Even so, today I’ve been especially drained. I struggled to get up and get dressed. I helped Dad with the sukkah (the portable ‘home’ for the festival of Sukkot which starts on Monday evening), which was physically tiring and involved going up ladders, which I don’t like doing. We got through it, but I was even more drained afterwards.
I didn’t really manage to do anything else, not even my usual Tuesday job of cooking dinner for the family. I did about twenty minutes of Torah study, Skyped E and that was about it. I feel useless again. I feel that work has got on top of me (I make mistakes and get exhausted) and now Yom Tov (Jewish festivals) is getting on top of me too.
I did manage to do my pre-Yom Kippur COVID test, to check I’m OK to go to shul. I’m sure this isn’t the kind of purity Tanakh (the Hebrew Bible) had in mind. I worry about not doing the test right. It’s easy to get to worrying about it in the way I worry about Pesach kashering. It’s hard to see if I really swab my tonsils properly or do various other stages correctly. I wonder if I’m an unconscious plague carrier, spreading disease by not being able to follow simple instructions.
Anyone who likes science fiction who was born in the second half of the twentieth century is aware that the twenty-first century hasn’t turned out the way science fiction predicted. No nuclear holocaust, but also no unified world government, cities on the moon, flying cars, jetpacks or interstellar travel.
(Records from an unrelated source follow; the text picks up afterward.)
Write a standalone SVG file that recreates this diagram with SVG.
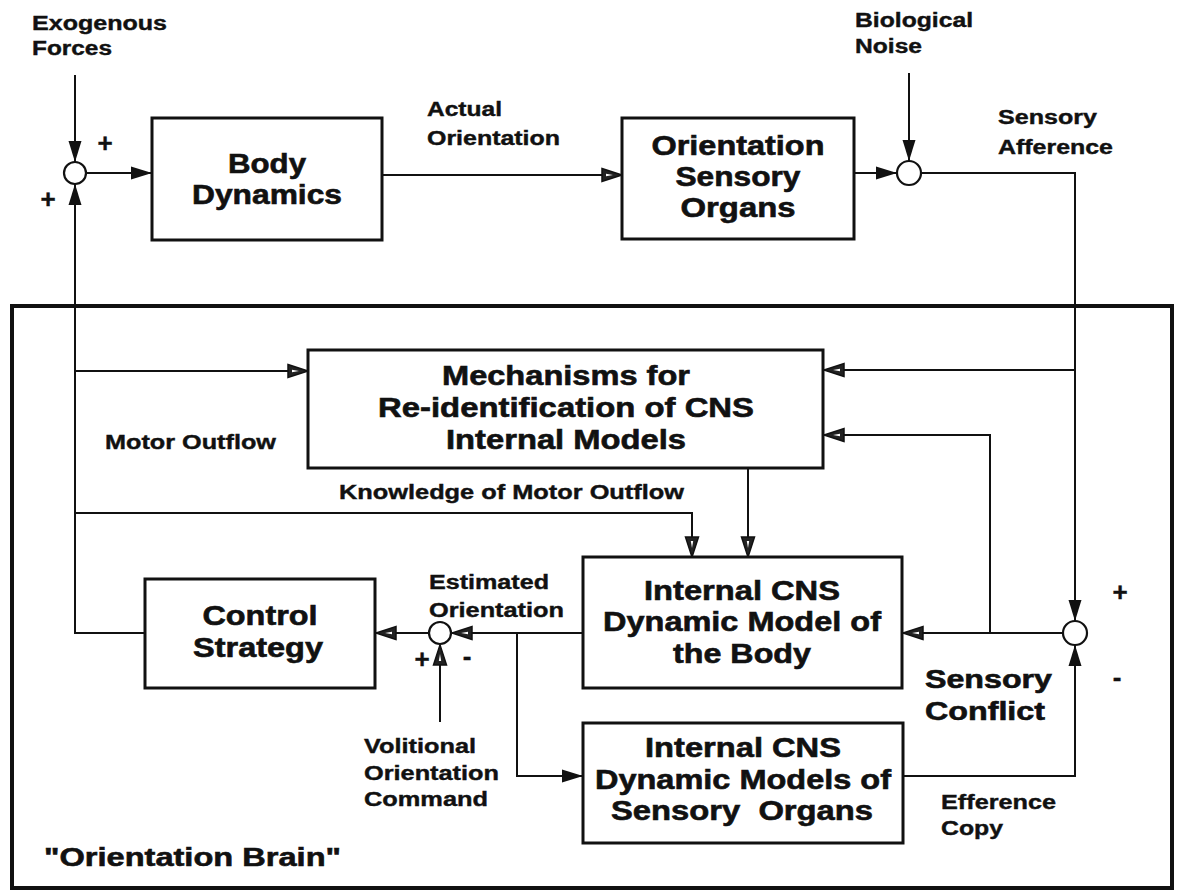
<svg xmlns="http://www.w3.org/2000/svg" width="1178" height="893" viewBox="0 0 1178 893">
<style>
.box{fill:#fff;stroke:#111;stroke-width:3}
.sum{fill:#fff;stroke:#111;stroke-width:2.2}
.ln{fill:none;stroke:#111;stroke-width:2}
.fa{marker-end:url(#af)}
.oa{marker-end:url(#ao)}
text{font-family:"Liberation Sans",Arial,sans-serif;font-weight:bold;fill:#111;stroke:#111;stroke-width:0.4}
.big{font-size:27px;text-anchor:middle;stroke-width:0.6}
.mid{font-size:25px;stroke-width:0.6}
.lbl{font-size:20px}
.sign{font-size:26px;text-anchor:middle}
</style>
<defs>
<marker id="af" markerUnits="userSpaceOnUse" markerWidth="24" markerHeight="16" refX="21" refY="8" orient="auto">
<path d="M0,1.5 L21,8 L0,14.5 z" fill="#111"/>
</marker>
<marker id="ao" markerUnits="userSpaceOnUse" markerWidth="24" markerHeight="16" refX="21" refY="8" orient="auto">
<path d="M1,1.5 L21,8 L1,14.5 z" fill="#222" stroke="#111" stroke-width="1.5"/>
<path d="M5,6.8 L12,8 L5,9.2 z" fill="#fff"/>
</marker>
</defs>
<rect width="1178" height="893" fill="#fff"/>

<g id="orientation-brain">
<rect x="12" y="306" width="1160" height="582" fill="none" stroke="#111" stroke-width="4"/>
<text class="mid" x="44" y="866" textLength="297" lengthAdjust="spacingAndGlyphs" style="font-size:26px">"Orientation Brain"</text>
</g>

<g id="connectors">
<path class="ln fa" d="M75,75 V162"/>
<path class="ln fa" d="M86,173 H152"/>
<path class="ln oa" d="M382,175 H622"/>
<path class="ln fa" d="M854,173 H897"/>
<path class="ln fa" d="M909,73 V161"/>
<path class="ln fa" d="M921,173 H1075 V621"/>
<path class="ln oa" d="M1075,370 H824"/>
<path class="ln oa" d="M1063,633 H903"/>
<path class="ln oa" d="M990,633 V435 H824"/>
<path class="ln fa" d="M903,776 H1075 V645"/>
<path class="ln oa" d="M748,468 V557"/>
<path class="ln oa" d="M75,513 H692 V557"/>
<path class="ln oa" d="M75,371 H308"/>
<path class="ln oa" d="M582,633 H452"/>
<path class="ln fa" d="M517,633 V776 H583"/>
<path class="ln oa" d="M428,633 H376"/>
<path class="ln oa" d="M440,722 V645"/>
<path class="ln fa" d="M145,633 H75 V184"/>
</g>

<g id="exogenous-forces">
<text class="lbl" x="32" y="30" textLength="135" lengthAdjust="spacingAndGlyphs">Exogenous</text>
<text class="lbl" x="32" y="55" textLength="80" lengthAdjust="spacingAndGlyphs">Forces</text>
</g>

<g id="sum-body">
<circle class="sum" cx="75" cy="173" r="11"/>
<text class="sign" x="105" y="152">+</text>
<text class="sign" x="48" y="208">+</text>
</g>

<g id="body-dynamics">
<rect class="box" x="152" y="118" width="230" height="122"/>
<text class="big" x="267" y="173" textLength="78" lengthAdjust="spacingAndGlyphs">Body</text>
<text class="big" x="267" y="204" textLength="150" lengthAdjust="spacingAndGlyphs">Dynamics</text>
</g>

<g id="actual-orientation">
<text class="lbl" x="427" y="116" textLength="75" lengthAdjust="spacingAndGlyphs">Actual</text>
<text class="lbl" x="427" y="145" textLength="133" lengthAdjust="spacingAndGlyphs">Orientation</text>
</g>

<g id="orientation-sensory-organs">
<rect class="box" x="622" y="118" width="232" height="121"/>
<text class="big" x="738" y="155" textLength="173" lengthAdjust="spacingAndGlyphs">Orientation</text>
<text class="big" x="738" y="186" textLength="125" lengthAdjust="spacingAndGlyphs">Sensory</text>
<text class="big" x="738" y="217" textLength="115" lengthAdjust="spacingAndGlyphs">Organs</text>
</g>

<g id="biological-noise">
<text class="lbl" x="855" y="27" textLength="118" lengthAdjust="spacingAndGlyphs">Biological</text>
<text class="lbl" x="855" y="53" textLength="67" lengthAdjust="spacingAndGlyphs">Noise</text>
</g>

<g id="sum-noise">
<circle class="sum" cx="909" cy="173" r="12"/>
</g>

<g id="sensory-afference">
<text class="lbl" x="998" y="124" textLength="99" lengthAdjust="spacingAndGlyphs">Sensory</text>
<text class="lbl" x="998" y="154" textLength="115" lengthAdjust="spacingAndGlyphs">Afference</text>
</g>

<g id="mechanisms">
<rect class="box" x="308" y="350" width="515" height="118"/>
<text class="big" x="566" y="385" textLength="248" lengthAdjust="spacingAndGlyphs">Mechanisms for</text>
<text class="big" x="566" y="417" textLength="376" lengthAdjust="spacingAndGlyphs">Re-identification of CNS</text>
<text class="big" x="566" y="449" textLength="240" lengthAdjust="spacingAndGlyphs">Internal Models</text>
</g>

<g id="motor-outflow">
<text class="lbl" x="105" y="449" textLength="171" lengthAdjust="spacingAndGlyphs">Motor Outflow</text>
</g>

<g id="knowledge-motor-outflow">
<text class="lbl" x="339" y="499" textLength="345" lengthAdjust="spacingAndGlyphs">Knowledge of Motor Outflow</text>
</g>

<g id="body-model">
<rect class="box" x="583" y="557" width="319" height="131"/>
<text class="big" x="742" y="600" textLength="196" lengthAdjust="spacingAndGlyphs">Internal CNS</text>
<text class="big" x="742" y="631" textLength="278" lengthAdjust="spacingAndGlyphs">Dynamic Model of</text>
<text class="big" x="742" y="663" textLength="138" lengthAdjust="spacingAndGlyphs">the Body</text>
</g>

<g id="sum-conflict">
<circle class="sum" cx="1075" cy="633" r="12"/>
<text class="sign" x="1120" y="601">+</text>
<text class="sign" x="1117" y="686">-</text>
</g>

<g id="sensory-conflict">
<text class="mid" x="925" y="688" textLength="127" lengthAdjust="spacingAndGlyphs">Sensory</text>
<text class="mid" x="925" y="720" textLength="120" lengthAdjust="spacingAndGlyphs">Conflict</text>
</g>

<g id="sensory-organs-model">
<rect class="box" x="583" y="723" width="320" height="120"/>
<text class="big" x="743" y="757" textLength="196" lengthAdjust="spacingAndGlyphs">Internal CNS</text>
<text class="big" x="743" y="789" textLength="296" lengthAdjust="spacingAndGlyphs">Dynamic Models of</text>
<text class="big" x="742" y="820" textLength="262" lengthAdjust="spacingAndGlyphs" style="white-space:pre">Sensory  Organs</text>
</g>

<g id="efference-copy">
<text class="lbl" x="941" y="809" textLength="115" lengthAdjust="spacingAndGlyphs">Efference</text>
<text class="lbl" x="941" y="835" textLength="62" lengthAdjust="spacingAndGlyphs">Copy</text>
</g>

<g id="sum-estimated">
<circle class="sum" cx="440" cy="633" r="11"/>
<text class="sign" x="422" y="668">+</text>
<text class="sign" x="467" y="665">-</text>
</g>

<g id="estimated-orientation">
<text class="lbl" x="429" y="589" textLength="120" lengthAdjust="spacingAndGlyphs">Estimated</text>
<text class="lbl" x="429" y="617" textLength="135" lengthAdjust="spacingAndGlyphs">Orientation</text>
</g>

<g id="control-strategy">
<rect class="box" x="145" y="579" width="230" height="109"/>
<text class="big" x="260" y="625" textLength="115" lengthAdjust="spacingAndGlyphs">Control</text>
<text class="big" x="258" y="657" textLength="130" lengthAdjust="spacingAndGlyphs">Strategy</text>
</g>

<g id="volitional-command">
<text class="lbl" x="364" y="753" textLength="112" lengthAdjust="spacingAndGlyphs">Volitional</text>
<text class="lbl" x="364" y="780" textLength="135" lengthAdjust="spacingAndGlyphs">Orientation</text>
<text class="lbl" x="364" y="806" textLength="124" lengthAdjust="spacingAndGlyphs">Command</text>
</g>
</svg>
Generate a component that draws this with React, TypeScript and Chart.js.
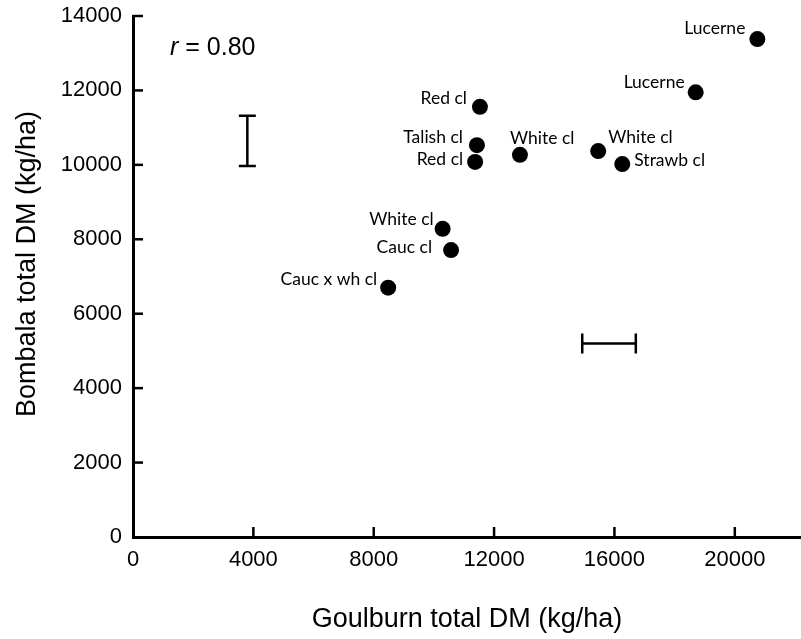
import React, { useEffect, useRef } from 'react';
import { Chart, registerables } from 'chart.js';

Chart.register(...registerables);

// ---- data ----
const cropNames = ['Lucerne', 'Lucerne', 'Red cl', 'Talish cl', 'Red cl', 'White cl', 'White cl', 'Strawb cl', 'White cl', 'Cauc cl', 'Cauc x wh cl'];
const goulburnDM = [20750, 18700, 11530, 11430, 11370, 12860, 15460, 16260, 10290, 10570, 8480];
const bombalaDM = [13380, 11950, 11560, 10530, 10080, 10270, 10370, 10020, 8280, 7710, 6700];
const xTicks = [0, 4000, 8000, 12000, 16000, 20000];
const yTicks = [0, 2000, 4000, 6000, 8000, 10000, 12000, 14000];
const bombalaBarX = [3800];
const bombalaBarRange = [9970, 11320];
const goulburnBarY = [5200];
const goulburnBarRange = [14930, 16710];
const correlationText = '0.80';
const xTitle = 'Goulburn total DM (kg/ha)';
const yTitle = 'Bombala total DM (kg/ha)';

// ---- label placement (style) ----
const labelPlacement: { align: CanvasTextAlign; dx: number; dy: number }[] = [
  { align: 'right', dx: -12, dy: -5 },
  { align: 'right', dx: -11, dy: -4 },
  { align: 'right', dx: -13, dy: -3 },
  { align: 'right', dx: -14, dy: -2 },
  { align: 'right', dx: -12, dy: 3 },
  { align: 'left', dx: -10, dy: -11 },
  { align: 'left', dx: 10, dy: -8 },
  { align: 'left', dx: 12, dy: 2 },
  { align: 'right', dx: -9, dy: -4 },
  { align: 'right', dx: -19, dy: 3 },
  { align: 'right', dx: -11, dy: -3 },
];

const ARIAL = '"Liberation Sans", Arial, sans-serif';
const LABEL_FONT = '17.5px Lato, "Open Sans", sans-serif';

const zeroPadding = (s: any) => {
  s.paddingLeft = 0;
  s.paddingRight = 0;
  s.paddingTop = 0;
  s.paddingBottom = 0;
};

const overlayPlugin = {
  id: 'overlay',
  afterDraw(chart: any) {
    const { ctx, scales, chartArea } = chart;
    const x = scales.x;
    const y = scales.y;
    ctx.save();
    ctx.strokeStyle = '#000';
    ctx.fillStyle = '#000';
    ctx.lineCap = 'butt';

    // inward tick marks
    ctx.lineWidth = 2.5;
    x.ticks.forEach((t: any) => {
      if (t.value === 0) return;
      const px = x.getPixelForValue(t.value);
      ctx.beginPath();
      ctx.moveTo(px, chartArea.bottom);
      ctx.lineTo(px, chartArea.bottom - 10);
      ctx.stroke();
    });
    y.ticks.forEach((t: any) => {
      if (t.value === 0) return;
      const py = y.getPixelForValue(t.value);
      ctx.beginPath();
      ctx.moveTo(chartArea.left, py);
      ctx.lineTo(chartArea.left + 10, py);
      ctx.stroke();
    });

    // error bars
    ctx.lineWidth = 2.5;
    const vx = x.getPixelForValue(bombalaBarX[0]);
    const vy1 = y.getPixelForValue(bombalaBarRange[0]);
    const vy2 = y.getPixelForValue(bombalaBarRange[1]);
    ctx.beginPath();
    ctx.moveTo(vx, vy1); ctx.lineTo(vx, vy2);
    ctx.moveTo(vx - 8.5, vy1); ctx.lineTo(vx + 8.5, vy1);
    ctx.moveTo(vx - 8.5, vy2); ctx.lineTo(vx + 8.5, vy2);
    ctx.stroke();
    const hy = y.getPixelForValue(goulburnBarY[0]);
    const hx1 = x.getPixelForValue(goulburnBarRange[0]);
    const hx2 = x.getPixelForValue(goulburnBarRange[1]);
    ctx.beginPath();
    ctx.moveTo(hx1, hy); ctx.lineTo(hx2, hy);
    ctx.moveTo(hx1, hy - 10); ctx.lineTo(hx1, hy + 10);
    ctx.moveTo(hx2, hy - 10); ctx.lineTo(hx2, hy + 10);
    ctx.stroke();

    // point labels
    const meta = chart.getDatasetMeta(0);
    ctx.font = LABEL_FONT;
    ctx.textBaseline = 'alphabetic';
    meta.data.forEach((pt: any, i: number) => {
      const p = labelPlacement[i];
      ctx.textAlign = p.align;
      ctx.fillText(cropNames[i], pt.x + p.dx, pt.y + p.dy);
    });

    // r = 0.80
    ctx.textAlign = 'left';
    ctx.font = 'italic 25px ' + ARIAL;
    ctx.fillText('r', 170, 55);
    const rw = ctx.measureText('r').width;
    ctx.font = '25px ' + ARIAL;
    ctx.fillText(' = ' + correlationText, 170 + rw, 55);

    // y title
    ctx.save();
    ctx.translate(28, 264);
    ctx.rotate(-Math.PI / 2);
    ctx.font = '27px ' + ARIAL;
    ctx.textAlign = 'center';
    ctx.textBaseline = 'middle';
    ctx.fillText(yTitle, 0, 0);
    ctx.restore();

    ctx.restore();
  },
};

export default function App() {
  const canvasRef = useRef<HTMLCanvasElement | null>(null);

  useEffect(() => {
    document.body.style.margin = '0';
    const canvas = canvasRef.current;
    if (!canvas) return;
    const chart = new Chart(canvas, {
      type: 'scatter',
      data: {
        datasets: [
          {
            label: 'Forage DM',
            data: goulburnDM.map((v, i) => ({ x: v, y: bombalaDM[i] })),
            pointRadius: 8,
            pointHoverRadius: 8,
            pointBackgroundColor: '#000',
            pointBorderColor: '#000',
            pointBorderWidth: 0,
            clip: false,
          },
        ],
      },
      options: {
        responsive: false,
        animation: false,
        devicePixelRatio: 1,
        layout: { autoPadding: false, padding: { top: 16, left: 0, right: 0, bottom: 0 } },
        plugins: {
          legend: { display: false },
          tooltip: { enabled: false },
        },
        scales: {
          x: {
            type: 'linear',
            min: 0,
            max: 22200,
            afterBuildTicks: (s: any) => {
              s.ticks = xTicks.map((v) => ({ value: v }));
            },
            afterFit: (s: any) => {
              s.height = 102;
              zeroPadding(s);
            },
            grid: { drawOnChartArea: false, drawTicks: false },
            border: { display: true, color: '#000', width: 3 },
            ticks: {
              color: '#000',
              font: { family: ARIAL, size: 22 },
              padding: 10,
              maxRotation: 0,
              autoSkip: false,
              callback: (v: any) => String(v),
            },
            title: {
              display: true,
              text: xTitle,
              color: '#000',
              font: { family: ARIAL, size: 27 },
              padding: { top: 0, bottom: 3 },
            },
          },
          y: {
            type: 'linear',
            min: 0,
            max: 14000,
            afterBuildTicks: (s: any) => {
              s.ticks = yTicks.map((v) => ({ value: v }));
            },
            afterFit: (s: any) => {
              s.width = 133;
              zeroPadding(s);
            },
            grid: { drawOnChartArea: false, drawTicks: false },
            border: { display: true, color: '#000', width: 3 },
            ticks: {
              color: '#000',
              font: { family: ARIAL, size: 22 },
              padding: 11,
              autoSkip: false,
              callback: (v: any) => String(v),
            },
          },
        },
      },
      plugins: [overlayPlugin],
    } as any);
    return () => chart.destroy();
  }, []);

  return (
    <div style={{ width: 801, height: 639 }}>
      <canvas ref={canvasRef} width={801} height={639} style={{ display: 'block', width: 801, height: 639 }} />
    </div>
  );
}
We have super-smart computers, but they’re used to organise marketing data based on social media likes for the benefit of multinational corporations rather than running the planet (no, wait, they are running the planet by organising data). The idea that everyone would be doing basic biochemical tests in their home in the twenty-first century is the sort of thing that would turn up in these stories, but somehow it feels neither cutting-edge nor even hugely dystopian, it’s just another minor inconvenience that just we have to deal with and which no one is quite sure that they’re doing correctly. Frankly, 2001: A Space Odyssey was a lot more exciting than this.